The chief electronics technician for the Deepwater Horizon oil rig told a federal investigative panel on Friday that the alarm system on the rig was intentionally partially disabled in the lead-up to the April 20 explosion that killed 11 workers and subsequently led to the disastrous oil spill in the Gulf of Mexico.
These revelations were made during the joint US Coast Guard & Bureau of Ocean Energy Management investigatory hearings into the causes of the explosion and subsequent oil spill.
Michael Williams’s testimony documents only one of a series of decisions by BP and the oil rig owner Transocean sacrificing safety that led to the disaster.
Williams told investigators that all levels of management—from the chief mate, to the captain and ultimately the offshore installation manager (OIM)—had authorized and were aware that the general alarm system had been “inhibited,” that the actual alarm had been disabled.
A year prior, when Williams first learned of the alarm being inhibited, he was told that management had requested the alarm system to be inhibited because “they did not want people to be woken up at 3 o’clock in the morning due to false alarms.”
The general alarm system, Williams explained, should notify all of the workers aboard the rig when one of three conditions are present: fire, combustible gas, or toxic gas. When the alarm is inhibited, he continued, “the sensor is active, it is sensing, and it will alarm, and it will give the information to the computer, but will not trigger an alarm for it. It will give you an indication, but it won’t trigger the actual alarm.”
When asked if the explosion could have been prevented, or if more people could have escaped had the alarm system been functioning correctly, Williams answered: “When you get two detectors to go high in one zone the ESD [emergency shut down] for that affected zone should trip. That ESD is going to control your fire dampers, and your power and your 11KV switchboards. All those things should trip—air supplies, water tight dampers, all those things for the affected zone should trip. Also you’re going to sound the general alarm. That’s how the system is designed.”
Williams was asked by investigators to recall the events leading up to the explosion. He answered that no general alarm was sounded, but that he did receive notification of elevated gas levels. The elevated gas levels were not out of the ordinary, Williams said, because high gas levels were frequent on the Macondo well.
In fact, workers aboard the rig often referred to the well as the “well from hell” because it exhibited similar characteristics (including elevated levels of gas) to a well many of the workers had worked on previously in an area dubbed “devil’s tower.” That well had been so problematic that it ultimately had to be shut down and abandoned.
In recalling the events, Williams gave chilling testimony of the moments just prior to the explosion through his rescue after being forced to jump from the rig.

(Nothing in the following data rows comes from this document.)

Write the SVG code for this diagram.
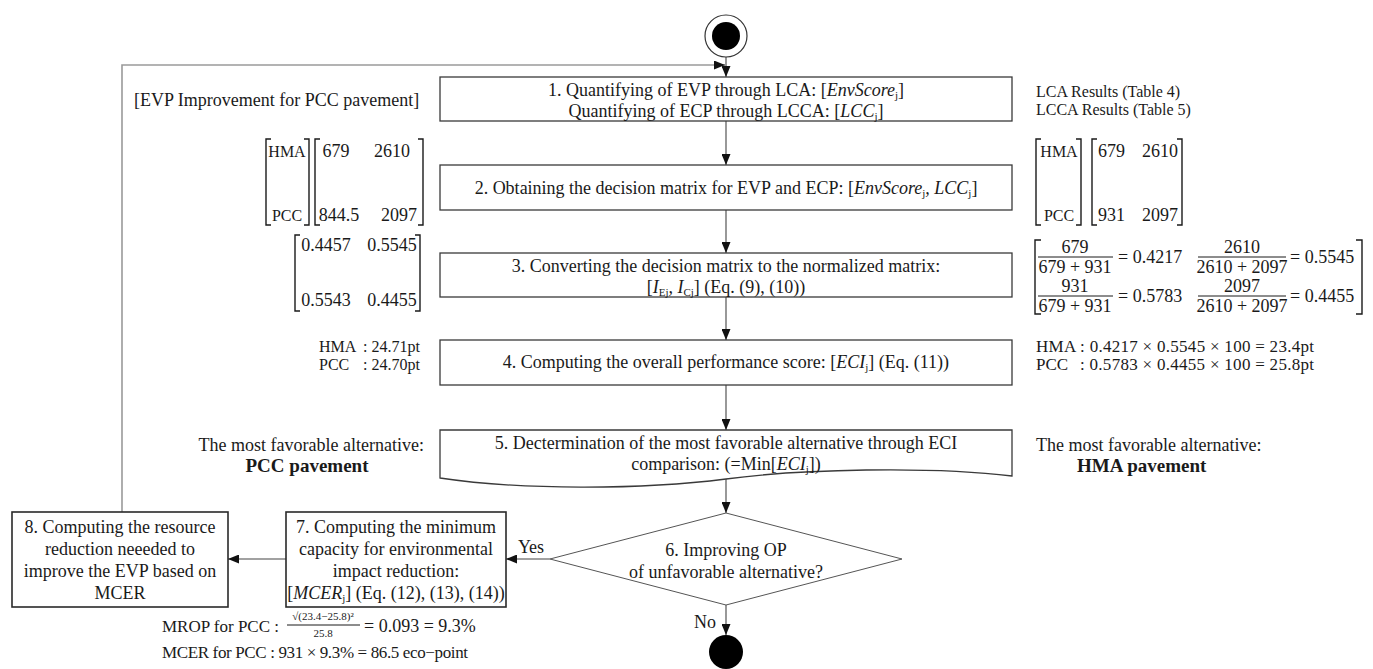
<svg xmlns="http://www.w3.org/2000/svg" width="1373" height="669" viewBox="0 0 1373 669">
<defs>
<marker id="ah" markerUnits="userSpaceOnUse" markerWidth="11" markerHeight="9" refX="11" refY="4.5" orient="auto"><path d="M0,0 L11,4.5 L0,9 z" fill="#111"/></marker>
<style>
text{font-family:"Liberation Serif","Times New Roman",serif;fill:#1a1a1a}
.t{font-size:18px}
.c{text-anchor:middle}
.e{text-anchor:end}
.a{font-size:16px}
.m{font-size:18px}
.s{font-size:17px}
.i{font-style:italic}
.b{font-weight:bold;font-size:19px}
.box{fill:#fff;stroke:#3a3a3a;stroke-width:1.3}
.box2{fill:#fff;stroke:#2a2a2a;stroke-width:1.6}
.ln{fill:none;stroke:#444;stroke-width:1.1}
.fb{fill:none;stroke:#9a9a9a;stroke-width:1.6}
.br{fill:none;stroke:#1a1a1a;stroke-width:1.4}
.fr{stroke:#1a1a1a;stroke-width:1}
</style>
</defs>
<rect width="1373" height="669" fill="#fff"/>

<g id="connectors">
<path class="fb" d="M122,512 V65 H716"/>
<path class="ln" d="M716,65 H725" marker-end="url(#ah)"/>
<path class="ln" d="M726,57 V77" marker-end="url(#ah)"/>
<path class="ln" d="M726,121 V165" marker-end="url(#ah)"/>
<path class="ln" d="M726,210 V253" marker-end="url(#ah)"/>
<path class="ln" d="M726,297 V340" marker-end="url(#ah)"/>
<path class="ln" d="M726,385 V430" marker-end="url(#ah)"/>
<path class="ln" d="M726,479 V513" marker-end="url(#ah)"/>
<path class="ln" d="M550,559 H506" marker-end="url(#ah)"/>
<path class="ln" d="M286,559 H228" marker-end="url(#ah)"/>
<path class="ln" d="M726,605 V635" marker-end="url(#ah)"/>
<text class="t c" x="531" y="553">Yes</text>
<text class="t e" x="716" y="628">No</text>
</g>

<g id="start">
<circle cx="726" cy="36" r="21" fill="#fff" stroke="#333" stroke-width="1.2"/>
<circle cx="726" cy="36" r="14" fill="#000"/>
</g>

<g id="step1">
<rect class="box" x="440" y="77" width="572" height="44"/>
<text class="t c" x="726" y="96">1. Quantifying of EVP through LCA: [<tspan class="i">EnvScore</tspan><tspan font-size="11" dy="3">j</tspan><tspan dy="-3">]</tspan></text>
<text class="t c" x="726" y="117">Quantifying of ECP through LCCA: [<tspan class="i">LCC</tspan><tspan font-size="11" dy="3">j</tspan><tspan dy="-3">]</tspan></text>
</g>

<g id="step2">
<rect class="box" x="440" y="165" width="572" height="45"/>
<text class="t c" x="726" y="194">2. Obtaining the decision matrix for EVP and ECP: [<tspan class="i">EnvScore</tspan><tspan font-size="11" dy="3">j</tspan><tspan class="i" dy="-3">, LCC</tspan><tspan font-size="11" dy="3">j</tspan><tspan dy="-3">]</tspan></text>
</g>

<g id="step3">
<rect class="box" x="440" y="253" width="572" height="44"/>
<text class="t c" x="726" y="272">3. Converting the decision matrix to the normalized matrix:</text>
<text class="t c" x="726" y="293">[<tspan class="i">I</tspan><tspan font-size="11" dy="3">Ej</tspan><tspan class="i" dy="-3">, I</tspan><tspan font-size="11" dy="3">Cj</tspan><tspan dy="-3">] (Eq. (9), (10))</tspan></text>
</g>

<g id="step4">
<rect class="box" x="440" y="340" width="572" height="45"/>
<text class="t c" x="726" y="368">4. Computing the overall performance score: [<tspan class="i">ECI</tspan><tspan font-size="11" dy="3">j</tspan><tspan dy="-3">] (Eq. (11))</tspan></text>
</g>

<g id="step5">
<path class="box" d="M440,430 H1012 V476 C930,466 800,469 726,479 C640,490 520,490 440,478 Z"/>
<text class="t c" x="726" y="449">5. Dectermination of the most favorable alternative through ECI</text>
<text class="t c" x="726" y="470">comparison: (=Min[<tspan class="i">ECI</tspan><tspan font-size="11" dy="3">j</tspan><tspan dy="-3">])</tspan></text>
</g>

<g id="step6">
<polygon points="726,513 902,559 726,605 550,559" fill="#fff" stroke="#555" stroke-width="1"/>
<text class="t c" x="726" y="556">6. Improving OP</text>
<text class="t c" x="726" y="578">of unfavorable alternative?</text>
</g>

<g id="step7">
<rect class="box2" x="286" y="512" width="220" height="95"/>
<text class="t c" x="396" y="533">7. Computing the minimum</text>
<text class="t c" x="396" y="555">capacity for environmental</text>
<text class="t c" x="396" y="577">impact reduction:</text>
<text class="t c" x="396" y="599">[<tspan class="i">MCER</tspan><tspan font-size="11" dy="3">j</tspan><tspan dy="-3">] (Eq. (12), (13), (14))</tspan></text>
</g>

<g id="step8">
<rect class="box2" x="12" y="512" width="216" height="95"/>
<text class="t c" x="120" y="533">8. Computing the resource</text>
<text class="t c" x="120" y="555">reduction neeeded to</text>
<text class="t c" x="120" y="577">improve the EVP based on</text>
<text class="t c" x="120" y="599">MCER</text>
</g>

<g id="end">
<circle cx="726" cy="652" r="17" fill="#000"/>
</g>

<g id="annotations">
<text class="t" x="134" y="106">[EVP Improvement for PCC pavement]</text>
<text class="a" x="1036" y="97">LCA Results (Table 4)</text>
<text class="a" x="1036" y="115">LCCA Results (Table 5)</text>

<path class="br" d="M271,139 H266 V225 H271 M304,139 H309 V225 H304 M320,139 H315 V225 H320 M418,139 H423 V225 H418"/>
<text class="a c" x="287" y="157">HMA</text>
<text class="a c" x="287" y="221">PCC</text>
<text class="m c" x="336" y="157">679</text>
<text class="m c" x="392" y="157">2610</text>
<text class="m c" x="339" y="221">844.5</text>
<text class="m c" x="399" y="221">2097</text>

<path class="br" d="M1041,139 H1036 V225 H1041 M1076,139 H1081 V225 H1076 M1097,139 H1092 V225 H1097 M1177,139 H1182 V225 H1177"/>
<text class="a c" x="1059" y="157">HMA</text>
<text class="a c" x="1059" y="221">PCC</text>
<text class="m" x="1098" y="157">679</text>
<text class="m" x="1142" y="157">2610</text>
<text class="m" x="1098" y="221">931</text>
<text class="m" x="1142" y="221">2097</text>

<path class="br" d="M300,235 H295 V311 H300 M415,235 H420 V311 H415"/>
<text class="m c" x="326" y="251">0.4457</text>
<text class="m c" x="392" y="251">0.5545</text>
<text class="m c" x="326" y="306">0.5543</text>
<text class="m c" x="392" y="306">0.4455</text>

<path class="br" d="M1041,240 H1035 V314 H1041 M1356,240 H1362 V314 H1356"/>
<line class="fr" x1="1038" y1="257" x2="1113" y2="257"/>
<line class="fr" x1="1198" y1="257" x2="1286" y2="257"/>
<line class="fr" x1="1038" y1="296" x2="1113" y2="296"/>
<line class="fr" x1="1198" y1="296" x2="1286" y2="296"/>
<text class="m c" x="1075" y="253">679</text>
<text class="m c" x="1075" y="273">679 + 931</text>
<text class="m" x="1118" y="263">= 0.4217</text>
<text class="m c" x="1242" y="253">2610</text>
<text class="m c" x="1242" y="273">2610 + 2097</text>
<text class="m" x="1290" y="263">= 0.5545</text>
<text class="m c" x="1075" y="292">931</text>
<text class="m c" x="1075" y="312">679 + 931</text>
<text class="m" x="1118" y="302">= 0.5783</text>
<text class="m c" x="1242" y="292">2097</text>
<text class="m c" x="1242" y="312">2610 + 2097</text>
<text class="m" x="1290" y="302">= 0.4455</text>

<text class="a" x="319" y="352">HMA</text>
<text class="a e" x="420" y="352">: 24.71pt</text>
<text class="a" x="319" y="370">PCC</text>
<text class="a e" x="420" y="370">: 24.70pt</text>
<text class="s" x="1036" y="352" textLength="278">HMA : 0.4217 × 0.5545 × 100 = 23.4pt</text>
<text class="s" x="1036" y="370">PCC</text>
<text class="s" x="1080" y="370" textLength="234">: 0.5783 × 0.4455 × 100 = 25.8pt</text>

<text class="t e" x="424" y="451">The most favorable alternative:</text>
<text class="b c" x="307" y="472">PCC pavement</text>
<text class="t" x="1036" y="451">The most favorable alternative:</text>
<text class="b" x="1077" y="472">HMA pavement</text>

<text class="s" x="162" y="632">MROP for PCC :</text>
<text x="323" y="620" font-size="11" text-anchor="middle">√(23.4−25.8)²</text>
<line class="fr" x1="287" y1="625" x2="360" y2="625"/>
<text x="323" y="637" font-size="11" text-anchor="middle">25.8</text>
<text class="m" x="364" y="632">= 0.093 = 9.3%</text>
<text class="s" x="162" y="658" textLength="306">MCER for PCC : 931 × 9.3% = 86.5 eco−point</text>
</g>
</svg>
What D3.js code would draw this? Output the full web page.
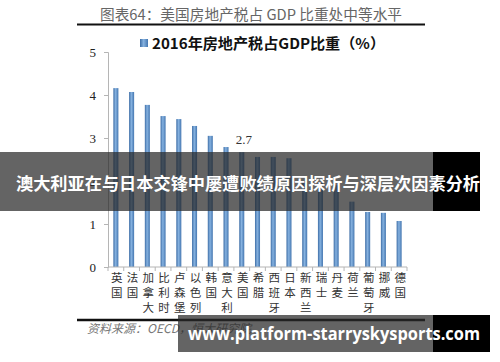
<!DOCTYPE html>
<html lang="zh">
<head>
<meta charset="utf-8">
<script src="https://d3js.org/d3.v7.min.js"></script>
<style>
  body { margin: 0; background: #fff; }
  svg { display: block; }
</style>
</head>
<body>
<script>
// data
const countries = ["英国", "法国", "加拿大", "比利时", "卢森堡", "以色列", "韩国", "意大利", "美国",
  "希腊", "西班牙", "日本", "新西兰", "瑞士", "丹麦", "荷兰", "葡萄牙", "挪威", "德国"];
const taxShare = [4.16, 4.07, 3.77, 3.51, 3.44, 3.28, 3.05, 2.79, 2.67,
  2.56, 2.56, 2.53, 2.0, 1.95, 1.9, 1.52, 1.28, 1.26, 1.07];
const yTicks = [0, 1, 2, 3, 4, 5];
const labelled = {"美国": "2.7"};

const width = 500, height = 362;
const cjk = "'Noto Sans CJK SC', 'Noto Sans', sans-serif";

const svg = d3.select("body").append("svg")
  .attr("width", width).attr("height", height);

const defs = svg.append("defs");
const grad = defs.append("linearGradient").attr("id", "barGrad")
  .attr("x1", "0%").attr("x2", "100%").attr("y1", "0%").attr("y2", "0%");
grad.append("stop").attr("offset", "0%").attr("stop-color", "#3d6da6");
grad.append("stop").attr("offset", "45%").attr("stop-color", "#86b2e0");
grad.append("stop").attr("offset", "100%").attr("stop-color", "#4476b0");

// title + rules
svg.append("text")
  .attr("x", 251).attr("y", 20)
  .attr("text-anchor", "middle")
  .attr("font-family", cjk).attr("font-size", 14.5)
  .attr("fill", "#666")
  .attr("textLength", 302).attr("lengthAdjust", "spacingAndGlyphs")
  .text("图表64：美国房地产税占 GDP 比重处中等水平");
svg.append("line").attr("x1", 77).attr("x2", 425).attr("y1", 24.5).attr("y2", 24.5)
  .attr("stroke", "#111").attr("stroke-width", 2);
svg.append("line").attr("x1", 77).attr("x2", 425).attr("y1", 320).attr("y2", 320)
  .attr("stroke", "#111").attr("stroke-width", 2.5);

// legend
svg.append("rect").attr("x", 140).attr("y", 39).attr("width", 8).attr("height", 8)
  .attr("fill", "url(#barGrad)");
svg.append("text")
  .attr("x", 152).attr("y", 48.5)
  .attr("font-family", cjk).attr("font-size", 14.5).attr("font-weight", "bold")
  .attr("fill", "#111")
  .attr("textLength", 233).attr("lengthAdjust", "spacingAndGlyphs")
  .text("2016年房地产税占GDP比重（%）");

// scales
const x = d3.scaleBand().domain(countries).range([108, 407])
  .paddingInner(0.68).paddingOuter(0.34);
const y = d3.scaleLinear().domain([0, 5]).range([267, 52]);

// y axis
const yAxis = svg.append("g").attr("transform", "translate(108,0)")
  .call(d3.axisLeft(y).tickValues(yTicks).tickSize(4).tickPadding(8).tickFormat(d3.format("d")));
yAxis.select(".domain").attr("stroke", "#b5b5b5");
yAxis.selectAll(".tick line").attr("stroke", "#b5b5b5");
yAxis.selectAll(".tick text").attr("font-family", "'Liberation Serif', serif")
  .attr("font-size", 13).attr("fill", "#222");

// bars
svg.append("g").selectAll("rect")
  .data(countries)
  .join("rect")
  .attr("x", d => x(d))
  .attr("y", (d, i) => y(taxShare[i]))
  .attr("width", x.bandwidth())
  .attr("height", (d, i) => y(0) - y(taxShare[i]))
  .attr("fill", "url(#barGrad)");

// data label
svg.append("g").selectAll("text")
  .data(countries.filter(c => labelled[c]))
  .join("text")
  .attr("x", d => x(d) + x.bandwidth() / 2 + 2)
  .attr("y", d => y(taxShare[countries.indexOf(d)]) - 8)
  .attr("text-anchor", "middle")
  .attr("font-family", "'Liberation Serif', serif").attr("font-size", 13)
  .attr("fill", "#333")
  .text(d => labelled[d]);

// x axis with ticks on category boundaries
const xg = svg.append("g");
xg.append("line").attr("x1", x.range()[0]).attr("x2", x.range()[1])
  .attr("y1", y(0)).attr("y2", y(0)).attr("stroke", "#b5b5b5");
const bounds = countries.map(c => x(c) - (x.step() - x.bandwidth()) / 2).concat([x.range()[1]]);
xg.selectAll("line.tk").data(bounds).join("line").attr("class", "tk")
  .attr("x1", d => d).attr("x2", d => d)
  .attr("y1", y(0)).attr("y2", y(0) + 4).attr("stroke", "#b5b5b5");

// vertical category labels
const lab = svg.append("g").selectAll("text")
  .data(countries)
  .join("text")
  .attr("text-anchor", "middle")
  .attr("font-family", cjk).attr("font-size", 11.5)
  .attr("fill", "#333");
lab.selectAll("tspan")
  .data(d => d.split("").map((ch, k) => ({ch, k, c: d})))
  .join("tspan")
  .attr("x", d => x(d.c) + x.bandwidth() / 2 + 1)
  .attr("y", d => 282 + d.k * 15)
  .text(d => d.ch);

// source
svg.append("text")
  .attr("x", 87).attr("y", 333)
  .attr("font-family", cjk).attr("font-size", 12).attr("font-style", "italic")
  .attr("fill", "#777")
  .text("资料来源：OECD，恒大研究院");

// overlay banner
svg.append("rect").attr("x", 0).attr("y", 152).attr("width", 433).attr("height", 59)
  .attr("fill", "rgb(40,40,40)").attr("fill-opacity", 0.72);
svg.append("rect").attr("x", 433).attr("y", 152).attr("width", 47).attr("height", 59)
  .attr("fill", "#000");
svg.append("text")
  .attr("x", 248).attr("y", 190)
  .attr("text-anchor", "middle")
  .attr("font-family", cjk).attr("font-size", 17).attr("font-weight", "bold")
  .attr("fill", "#fff")
  .attr("textLength", 464).attr("lengthAdjust", "spacingAndGlyphs")
  .text("澳大利亚在与日本交锋中屡遭败绩原因探析与深层次因素分析");

// bottom watermark
svg.append("rect").attr("x", 178).attr("y", 315).attr("width", 255).attr("height", 37)
  .attr("fill", "rgb(40,40,40)").attr("fill-opacity", 0.72);
svg.append("rect").attr("x", 433).attr("y", 315).attr("width", 57).attr("height", 37)
  .attr("fill", "#000");
svg.append("text")
  .attr("x", 188).attr("y", 340)
  .attr("font-family", "'Open Sans', 'DejaVu Sans', sans-serif").attr("font-size", 17).attr("font-weight", "bold")
  .attr("fill", "#fff")
  .attr("textLength", 292).attr("lengthAdjust", "spacingAndGlyphs")
  .text("www.platform-starryskysports.com");
</script>
</body>
</html>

He recalled hearing a loud thump followed by a hissing sound—which he assumed to be a hydraulic leak. Moments after the thump he recalled numerous panel alarms and the third engine revving up much higher than normal.
After two explosions, and attempts to get the backup generator online, the captain gave the order to abandon the rig. Through all of this, Williams testified, he did not hear the general alarm.
Transocean responded to the Williams testimony by releasing a statement claiming that the inhibition of the alarm “was not a safety oversight or done as a matter of convenience.” With the revelations of Williams being just the latest in a string of mounting evidence that safety precautions were skirted frequently on the Deepwater Horizon, the Transocean statement is hardly believable.
Earlier in the week, the investigative panel heard testimony from Ronald Sepulvado, a BP manager who was on the rig shortly before the explosion. Sepulvado said that the well’s blowout preventer—which failed on April 20, leading to the spill—had problems three months before the explosion.
“One of the [blowout preventer’s] functions was leaking hydraulic fluid—the fluid used in the system to operate it,” Sepulvado said. The problem was never fixed, and operations continued. This was a direct violation of regulations, which require that drilling be stopped if there are problems with the blowout preventer.
The panel also presented evidence showing that the blowout preventer was well past the required inspection every three to five years.